◆ Task details
Take every line from the first down to the line with "from matplotlib.patches import Patch" and set it down exactly, without the pictures.

>>>>>

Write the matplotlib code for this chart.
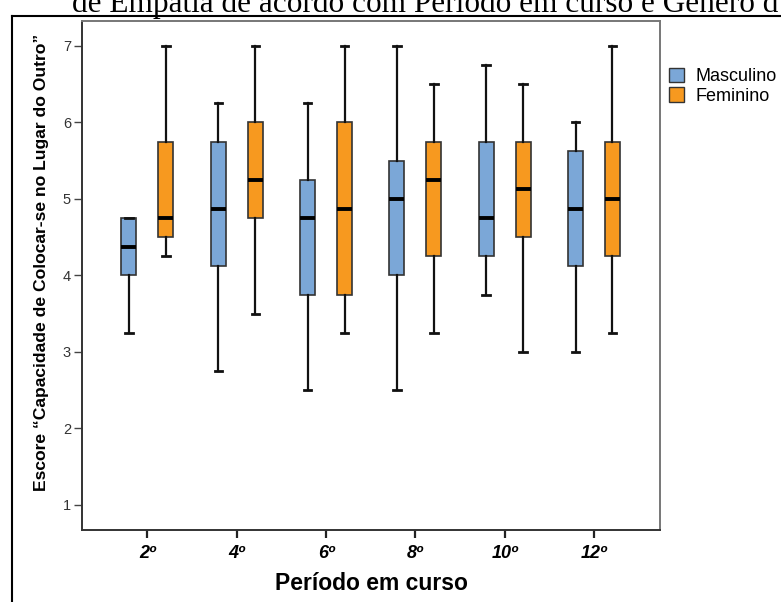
import numpy as np
import matplotlib
matplotlib.use("Agg")
import matplotlib.pyplot as plt
from matplotlib.lines import Line2D
from matplotlib.patches import Patch

# dados (escore por período e gênero)
periodos = ["2º", "4º", "6º", "8º", "10º", "12º"]

masc_min = [3.25, 2.75, 2.5, 2.5, 3.75, 3.0]
masc_q1 = [4.0, 4.125, 3.75, 4.0, 4.25, 4.125]
masc_med = [4.375, 4.875, 4.75, 5.0, 4.75, 4.875]
masc_q3 = [4.75, 5.75, 5.25, 5.5, 5.75, 5.625]
masc_max = [4.75, 6.25, 6.25, 7.0, 6.75, 6.0]

fem_min = [4.25, 3.5, 3.25, 3.25, 3.0, 3.25]
fem_q1 = [4.5, 4.75, 3.75, 4.25, 4.5, 4.25]
fem_med = [4.75, 5.25, 4.875, 5.25, 5.125, 5.0]
fem_q3 = [5.75, 6.0, 6.0, 5.75, 5.75, 5.75]
fem_max = [7.0, 7.0, 7.0, 6.5, 6.5, 7.0]

cor_masc = "#7BA7D7"
cor_fem = "#F7991F"

W, H = 781, 602
fig = plt.figure(figsize=(W / 100, H / 100), dpi=100)
fig.patch.set_facecolor("white")

ax = fig.add_axes([82 / W, 1 - 530 / H, (660 - 82) / W, (530 - 20.7) / H])


def montar_stats(lo, q1, med, q3, hi):
    return [dict(whislo=a, q1=b, med=c, q3=d, whishi=e, fliers=[])
            for a, b, c, d, e in zip(lo, q1, med, q3, hi)]


x = np.arange(len(periodos))
desloc = 0.207
largura = 0.168

for stats, pos, cor in [
    (montar_stats(masc_min, masc_q1, masc_med, masc_q3, masc_max), x - desloc, cor_masc),
    (montar_stats(fem_min, fem_q1, fem_med, fem_q3, fem_max), x + desloc, cor_fem),
]:
    ax.bxp(stats, positions=pos, widths=largura, patch_artist=True,
           showfliers=False, manage_ticks=False,
           boxprops=dict(facecolor=cor, edgecolor="#333333", linewidth=1.2),
           medianprops=dict(color="black", linewidth=2.8),
           whiskerprops=dict(color="#111111", linewidth=1.6),
           capprops=dict(color="#111111", linewidth=2.0),
           capwidths=largura * 0.5)

ax.set_xlim(-0.733, 5.739)
ax.set_ylim(0.673, 7.33)

ax.set_xticks(x)
ax.set_xticklabels(periodos, fontsize=13, fontweight="bold", fontstyle="italic",
                   family="Liberation Sans")
ax.set_yticks([1, 2, 3, 4, 5, 6, 7])
ax.set_yticklabels(["1", "2", "3", "4", "5", "6", "7"], fontsize=10.5,
                   family="Liberation Sans", color="#333333")
ax.tick_params(axis="y", length=6, width=1.0, color="#444444", pad=2)
ax.tick_params(axis="x", length=6, width=1.6, color="#222222", pad=5)

for lado in ["left", "bottom"]:
    ax.spines[lado].set_color("#333333")
    ax.spines[lado].set_linewidth(1.4)
for lado in ["top", "right"]:
    ax.spines[lado].set_color("#777777")
    ax.spines[lado].set_linewidth(1.4)

# rótulos dos eixos
fig.text(371 / W, 1 - 584 / H, "Período em curso", ha="center", va="center",
         fontsize=16.5, fontweight="bold", family="Liberation Sans")
fig.text(42 / W, 1 - 262 / H, "Escore “Capacidade de Colocar-se no Lugar do Outro”",
         ha="center", va="center", rotation=90, fontsize=12.6, fontweight="bold",
         family="Liberation Sans")

# legenda
alcas = [Patch(facecolor=cor_masc, edgecolor="#333333", linewidth=1.0),
         Patch(facecolor=cor_fem, edgecolor="#333333", linewidth=1.0)]
fig.legend(alcas, ["Masculino", "Feminino"], loc="upper left",
           bbox_to_anchor=(669 / W, 1 - 68 / H), frameon=False,
           prop={"family": "Liberation Sans", "size": 13},
           handlelength=0.85, handleheight=0.85, handletextpad=0.6,
           labelspacing=0.1, borderaxespad=0, borderpad=0)

# título cortado no topo e moldura externa
fig.text(72 / W, 1 - 11.7 / H,
         "de Empatia de acordo com Período em curso e Gênero d",
         ha="left", va="baseline", fontsize=22.5, family="Liberation Serif")
fig.add_artist(Line2D([12 / W, 12 / W], [0, 1 - 15.7 / H], transform=fig.transFigure,
                      color="black", linewidth=1.5))
fig.add_artist(Line2D([12 / W, 1], [1 - 15.7 / H, 1 - 15.7 / H], transform=fig.transFigure,
                      color="black", linewidth=1.5))

fig.savefig("out.png", dpi=100)
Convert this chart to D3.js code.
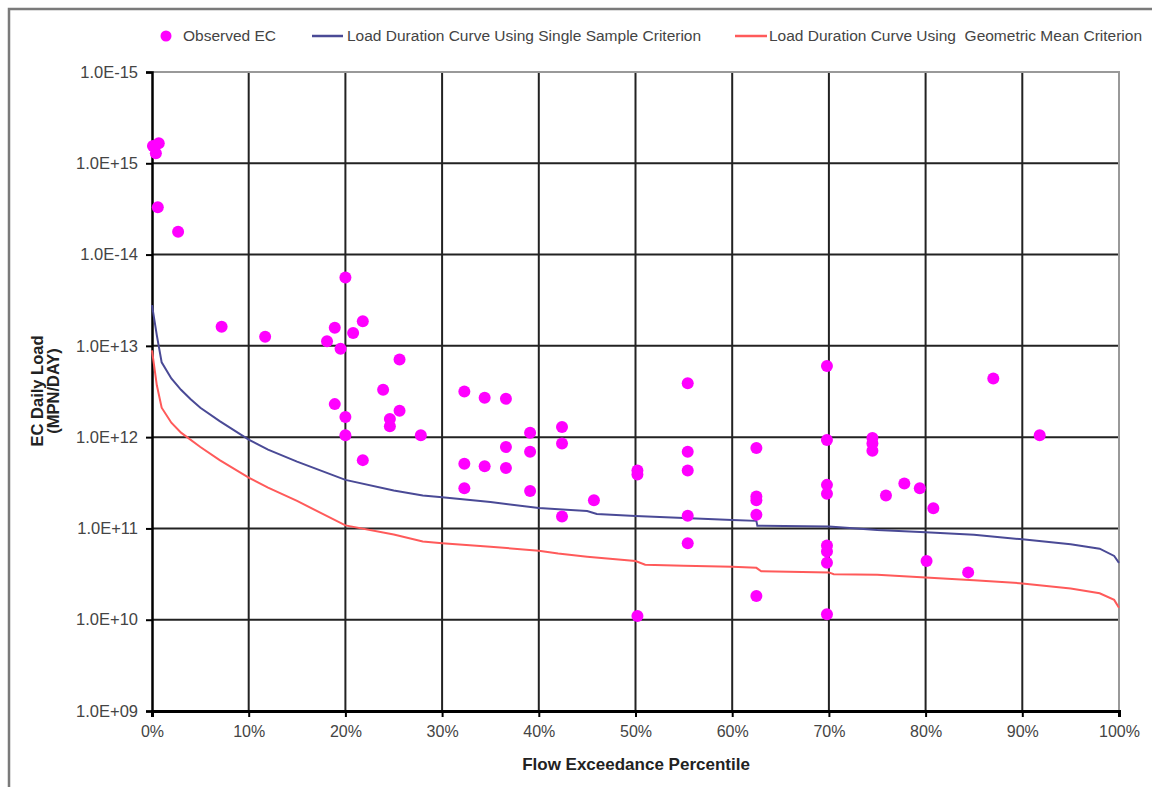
<!DOCTYPE html>
<html><head><meta charset="utf-8">
<script src="https://cdn.jsdelivr.net/npm/d3@7"></script>
<style>body{margin:0;background:#fff;} svg{display:block;font-family:Arial,"Liberation Sans",sans-serif;}</style>
</head><body>
<script>
// Observed EC loads: flow exceedance (fraction), load (MPN/day)
const obsPct = [0.001,0.007,0.004,0.006,0.027,0.072,0.117,0.200,0.189,0.181,0.195,0.208,0.218,0.256,0.239,0.189,0.200,0.200,0.246,0.246,0.256,0.218,0.278,0.323,0.344,0.366,0.323,0.323,0.344,0.366,0.366,0.391,0.391,0.391,0.424,0.424,0.424,0.457,0.502,0.502,0.502,0.554,0.554,0.554,0.554,0.554,0.625,0.625,0.625,0.625,0.625,0.698,0.698,0.698,0.698,0.698,0.698,0.698,0.698,0.745,0.745,0.745,0.759,0.778,0.794,0.808,0.801,0.844,0.870,0.918];
const obsLoad = [1.55e15,1.66e15,1.29e15,3.3e14,1.78e14,1.62e13,1.26e13,5.6e13,1.58e13,1.12e13,9.3e12,1.38e13,1.86e13,7.1e12,3.3e12,2.3e12,1.66e12,1.05e12,1.58e12,1.32e12,1.95e12,5.6e11,1.05e12,3.16e12,2.7e12,2.63e12,5.1e11,2.75e11,4.8e11,7.8e11,4.6e11,1.12e12,6.9e11,2.57e11,1.29e12,8.5e11,1.35e11,2.04e11,4.3e11,3.9e11,1.1e10,3.9e12,6.9e11,4.3e11,1.38e11,6.9e10,7.6e11,2.24e11,2.04e11,1.41e11,1.82e10,6.0e12,9.3e11,3.0e11,2.4e11,6.5e10,5.6e10,4.2e10,1.15e10,9.8e11,8.5e11,7.1e11,2.3e11,3.1e11,2.75e11,1.66e11,4.4e10,3.3e10,4.4e12,1.05e12];

// Load duration curve, single sample criterion
const ssPct = [0,0.005,0.01,0.02,0.03,0.04,0.05,0.07,0.10,0.12,0.15,0.20,0.25,0.28,0.30,0.35,0.40,0.45,0.46,0.50,0.55,0.60,0.625,0.626,0.70,0.75,0.80,0.85,0.90,0.95,0.98,0.995,1.0];
const ssLoad = [2.8e13,1.3e13,6.6e12,4.4e12,3.3e12,2.6e12,2.1e12,1.5e12,9.4e11,7.3e11,5.4e11,3.4e11,2.6e11,2.3e11,2.2e11,1.95e11,1.67e11,1.55e11,1.44e11,1.37e11,1.3e11,1.24e11,1.21e11,1.07e11,1.05e11,9.6e10,9.1e10,8.5e10,7.6e10,6.7e10,6.0e10,5.0e10,4.2e10];

// Load duration curve, geometric mean criterion
const gmPct = [0,0.005,0.01,0.02,0.03,0.05,0.07,0.10,0.12,0.15,0.20,0.25,0.28,0.30,0.35,0.40,0.42,0.45,0.50,0.51,0.55,0.60,0.625,0.63,0.70,0.705,0.75,0.80,0.85,0.90,0.95,0.98,0.995,1.0];
const gmLoad = [8.9e12,3.7e12,2.1e12,1.44e12,1.12e12,7.8e11,5.6e11,3.6e11,2.8e11,2.0e11,1.08e11,8.6e10,7.2e10,6.9e10,6.3e10,5.7e10,5.3e10,4.9e10,4.4e10,4.0e10,3.9e10,3.8e10,3.7e10,3.4e10,3.3e10,3.15e10,3.1e10,2.9e10,2.7e10,2.5e10,2.2e10,1.95e10,1.65e10,1.35e10];

const yTickVals = [1e9,1e10,1e11,1e12,1e13,1e14,1e15,1e16];
const yTickLabels = ["1.0E+09","1.0E+10","1.0E+11","1.0E+12","1.0E+13","1.0E-14","1.0E+15","1.0E-15"];
const xTickVals = [0,0.1,0.2,0.3,0.4,0.5,0.6,0.7,0.8,0.9,1.0];
const legendLabels = ["Observed EC","Load Duration Curve Using Single Sample Criterion","Load Duration Curve Using  Geometric Mean Criterion"];

const W=1152,H=787;
const svg=d3.select("body").append("svg").attr("width",W).attr("height",H);
const x=d3.scaleLinear().domain([0,1]).range([152,1119]);
const y=d3.scaleLog().domain([1e9,1e16]).range([711,72]);

// outer frame
svg.append("path").attr("d","M9,787 V9 H1152").attr("fill","none").attr("stroke","#7a7a7a").attr("stroke-width",2.5);

// grid
const g=svg.append("g");
g.selectAll(".hg").data(yTickVals.slice(1,-1)).join("line")
 .attr("x1",x(0)).attr("x2",x(1)).attr("y1",d=>y(d)).attr("y2",d=>y(d))
 .attr("stroke","#222").attr("stroke-width",2);
g.selectAll(".vg").data(xTickVals.slice(1,-1)).join("line")
 .attr("y1",y(1e9)).attr("y2",y(1e16)).attr("x1",d=>x(d)).attr("x2",d=>x(d))
 .attr("stroke","#222").attr("stroke-width",2);
// top & right border gray
g.append("path").attr("d",`M${x(0)},${y(1e16)} H${x(1)} V${y(1e9)}`).attr("fill","none").attr("stroke","#999").attr("stroke-width",2);

// axes
const yAxis=d3.axisLeft(y).tickValues(yTickVals).tickFormat((d,i)=>yTickLabels[i]).tickSize(6).tickPadding(8);
const ya=svg.append("g").attr("transform",`translate(${x(0)},0)`).call(yAxis);
ya.select(".domain").attr("stroke","#000").attr("stroke-width",2.5);
ya.selectAll(".tick line").attr("stroke","#000").attr("stroke-width",2);
ya.selectAll("text").attr("font-size",16.5).attr("fill","#444").attr("font-family","Arial,'Liberation Sans',sans-serif");

const xAxis=d3.axisBottom(x).tickValues(xTickVals).tickFormat(d3.format(".0%")).tickSize(6).tickPadding(9);
const xa=svg.append("g").attr("transform",`translate(0,${y(1e9)})`).call(xAxis);
xa.select(".domain").attr("stroke","#000").attr("stroke-width",3);
xa.selectAll(".tick line").attr("stroke","#000").attr("stroke-width",2);
xa.selectAll("text").attr("font-size",16).attr("fill","#444").attr("font-family","Arial,'Liberation Sans',sans-serif");

// curves
const line=d3.line().x(d=>x(d[0])).y(d=>y(d[1]));
svg.append("path").datum(d3.zip(gmPct,gmLoad)).attr("d",line).attr("fill","none").attr("stroke","#ff5a5a").attr("stroke-width",2);
svg.append("path").datum(d3.zip(ssPct,ssLoad)).attr("d",line).attr("fill","none").attr("stroke","#4a4a96").attr("stroke-width",2);

// points
svg.selectAll(".pt").data(d3.zip(obsPct,obsLoad)).join("circle")
 .attr("cx",d=>x(d[0])).attr("cy",d=>y(d[1])).attr("r",6).attr("fill","#ff00ff");

// axis titles
svg.append("text").attr("x",636).attr("y",770).attr("text-anchor","middle").attr("font-weight","bold").attr("font-size",17).attr("fill","#222").text("Flow Exceedance Percentile");
const yt=svg.append("text").attr("transform","translate(43,391) rotate(-90)").attr("text-anchor","middle").attr("font-weight","bold").attr("font-size",16.5).attr("fill","#222");
yt.append("tspan").attr("x",0).attr("dy",0).text("EC Daily Load");
yt.append("tspan").attr("x",0).attr("dy",16).text("(MPN/DAY)");

// legend
const lg=svg.append("g");
lg.append("circle").attr("cx",166).attr("cy",36).attr("r",5.5).attr("fill","#ff00ff");
lg.append("text").attr("x",183).attr("y",41).attr("font-size",15.5).attr("fill","#444").text(legendLabels[0]);
lg.append("line").attr("x1",312).attr("x2",343).attr("y1",36).attr("y2",36).attr("stroke","#4a4a96").attr("stroke-width",2.5);
lg.append("text").attr("x",347).attr("y",41).attr("font-size",15.5).attr("fill","#444").text(legendLabels[1]);
lg.append("line").attr("x1",735).attr("x2",767).attr("y1",36).attr("y2",36).attr("stroke","#ff5a5a").attr("stroke-width",2.5);
lg.append("text").attr("x",769).attr("y",41).attr("font-size",15.5).attr("fill","#444").attr("xml:space","preserve").style("white-space","pre").text(legendLabels[2]);
</script>
</body></html>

<<<<<

◆ Reply
Write the matplotlib code for this chart.
import numpy as np
import matplotlib
matplotlib.use("Agg")
import matplotlib.pyplot as plt
from matplotlib.lines import Line2D
from matplotlib.patches import Patch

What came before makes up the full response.